« Je qui n’est rien / sans une histoire qui le raconte. » écrit Chantal Maillard. Encore faut-il que cette histoire ne se dissolve pas dans un sirop grandiloquent qui servirait à son apologie. La poétesse s’en garde. Elle a au moins le mérite de ne pas croire que l’écriture soit un apprentissage de vérité ou d’une quelconque sagesse. Elle n’est là que pour suivre son cours et celui de l’existence. C’est pour l’auteure un travail de longue fatigue qui répond à celle de l’existence.
Existe au départ une certaine majesté. Malgré cette fatigue, il faut trouver la force de poursuivre et d’ « Observer les nuages./ A l’intérieur. / Balayer./ A l’intérieur ». Cela semble ne pas manquer de grâce et de panache.

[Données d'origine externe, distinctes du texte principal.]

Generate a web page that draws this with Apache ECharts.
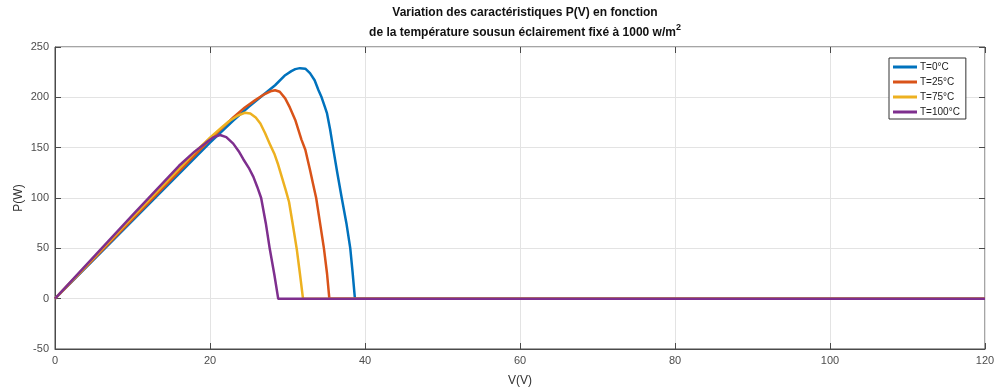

Néanmoins, tout ce travail de déréliction, à force, et forcément, tourne en rond : « Soupeser. // Sentir. // Se sentir. // Alors la fatigue. /Celle de se sentir. De nouveau. /Choisir d’écrire. Pour se situer. /Sur le point de mire. / Se concentrer./ Sur le point. /Dire le point. /Point. ». Tout cela sent hélas! le déjà vu, le déjà écrit. Et il y a même belle lurette. Comme si l’auteur ignorait Kafka, Beckett, Emaz. Bref, un tel livre à force et de lui-même fatigue…
Dire la fatigue, écrit quelque part, l’auteure ce serait « cesser d’écrire ». Mais elle ne va jamais au bout de sa logique. Elle beurre sa biscotte d’encore et d’encore. Le propos possède ses raisons mais peu à peu elles se transforment en raisins verts de la colère chez le lecteur soumis à ces expériences dites des limites et plus ou moins surjouées.
Le travail d’épuisement de l’écriture mérite plus d’ambition que cette ovalie ibérique et son désert d’ennui.
jean-paul gavard-perret
Chantal Maillard, Fils, traduction de l’espagnol de Pierre-Yves Soucy, Éditions Le Cormier, 2016.